What this task involves:
Do not repeat pictures. Repeat exactly the lines of the listing below from its first line through the line with "import matplotlib.pyplot as plt".

● ● ●

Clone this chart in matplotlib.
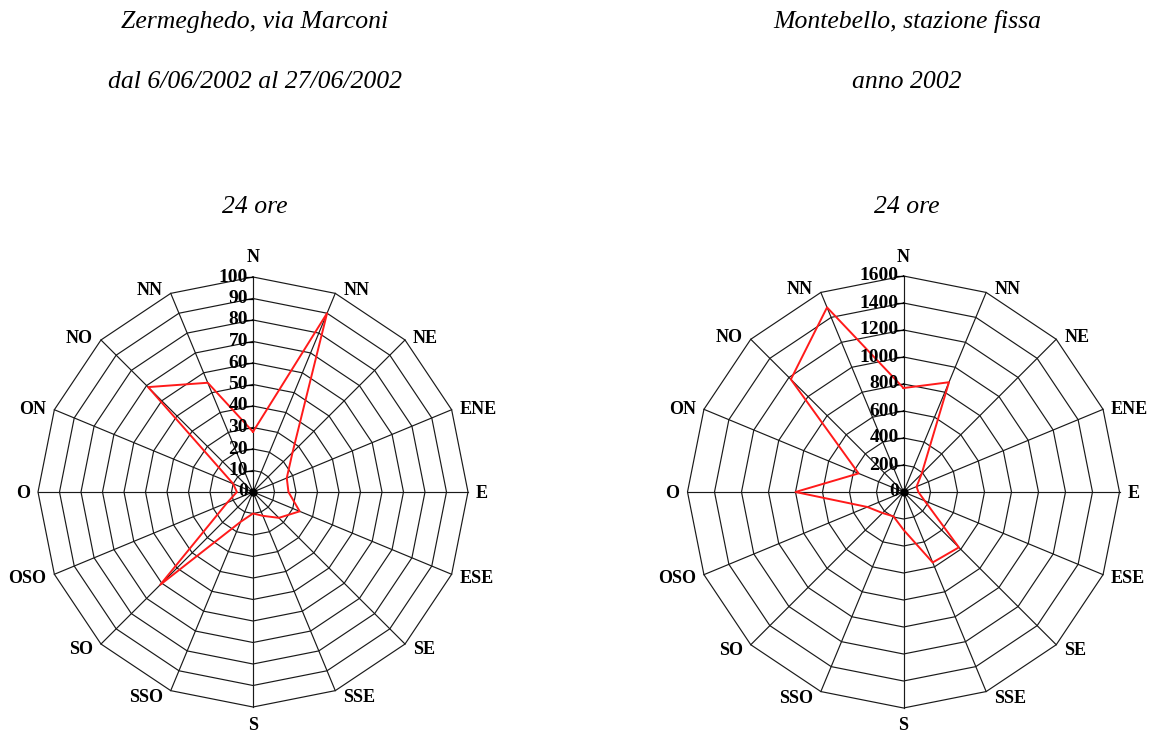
import numpy as np
import matplotlib
matplotlib.use("Agg")
import matplotlib.pyplot as plt

# wind directions, clockwise from north (labels as printed, truncated)
directions = ['N', 'NN', 'NE', 'ENE', 'E', 'ESE', 'SE', 'SSE',
              'S', 'SSO', 'SO', 'OSO', 'O', 'ON', 'NO', 'NN']
zermeghedo = [28, 90, 26, 17, 16.5, 23.5, 17, 12, 10, 15, 61, 13, 7.5, 10, 69, 55]
montebello = [770, 880, 190, 105, 110, 170, 580, 565, 280, 195, 220, 290, 800, 360, 1180, 1480]
zerm_ticks = list(range(0, 101, 10))
mont_ticks = list(range(0, 1601, 200))

W, H = 1151, 733
fig = plt.figure(figsize=(W / 100, H / 100), dpi=100)
fig.patch.set_facecolor('white')

serif = 'Liberation Serif'


def radar(cx, cy, rpx, values, ticks):
    B = 250
    ax = fig.add_axes([(cx - B) / W, (H - cy - B) / H, 2 * B / W, 2 * B / H])
    lim = B / rpx
    ax.set_xlim(-lim, lim)
    ax.set_ylim(-lim, lim)
    ax.axis('off')
    theta = np.arange(len(directions)) * 2 * np.pi / len(directions)
    sx, sy = np.sin(theta), np.cos(theta)
    top = ticks[-1]
    # polygon rings
    for t in ticks[1:]:
        r = t / top
        ax.plot(np.append(sx, sx[0]) * r, np.append(sy, sy[0]) * r,
                color='#1a1a1a', lw=0.85, solid_joinstyle='miter')
    # spokes
    for a, b in zip(sx, sy):
        ax.plot([0, a], [0, b], color='#1a1a1a', lw=0.85)
    ax.plot([0], [0], 'o', color='black', ms=5)
    # value ticks and labels on the N axis
    for t in ticks:
        r = t / top
        ax.plot([-0.035, 0], [r, r], color='black', lw=0.9)
        ax.annotate(str(t), (0, r), xytext=(-5, 0), textcoords='offset pixels',
                    ha='right', va='center', fontsize=14, fontweight='bold',
                    family=serif, annotation_clip=False)
    # direction labels
    for lab, a, b in zip(directions, sx, sy):
        if abs(a) < 0.1:
            dx, dy, ha = 0, (19 if b > 0 else -18), 'center'
        else:
            dx, dy, ha = (8 if a > 0 else -8), 5 * b - 2, ('left' if a > 0 else 'right')
        ax.annotate(lab, (a, b), xytext=(dx, dy), textcoords='offset pixels',
                    ha=ha, va='center', fontsize=13, fontweight='bold',
                    family=serif, annotation_clip=False)
    # data polygon
    v = np.array(values) / top
    ax.plot(np.append(sx * v, sx[0] * v[0]), np.append(sy * v, sy[0] * v[0]),
            color='#ff1a1a', lw=1.4)
    return ax


radar(253, 492, 215, zermeghedo, zerm_ticks)
radar(903.5, 492, 216, montebello, mont_ticks)

titles = [
    (255, ['Zermeghedo, via Marconi', 'dal 6/06/2002 al 27/06/2002', '24 ore']),
    (907, ['Montebello, stazione fissa', 'anno 2002', '24 ore']),
]
baselines = [28, 88, 213]
for x, lines in titles:
    for yb, txt in zip(baselines, lines):
        fig.text(x / W, 1 - yb / H, txt, ha='center', va='baseline',
                 fontsize=18.5, style='italic', family=serif)

fig.savefig('out.png', dpi=100)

● ● ●

Solution:
Clone this chart in matplotlib.
import numpy as np
import matplotlib
matplotlib.use("Agg")
import matplotlib.pyplot as plt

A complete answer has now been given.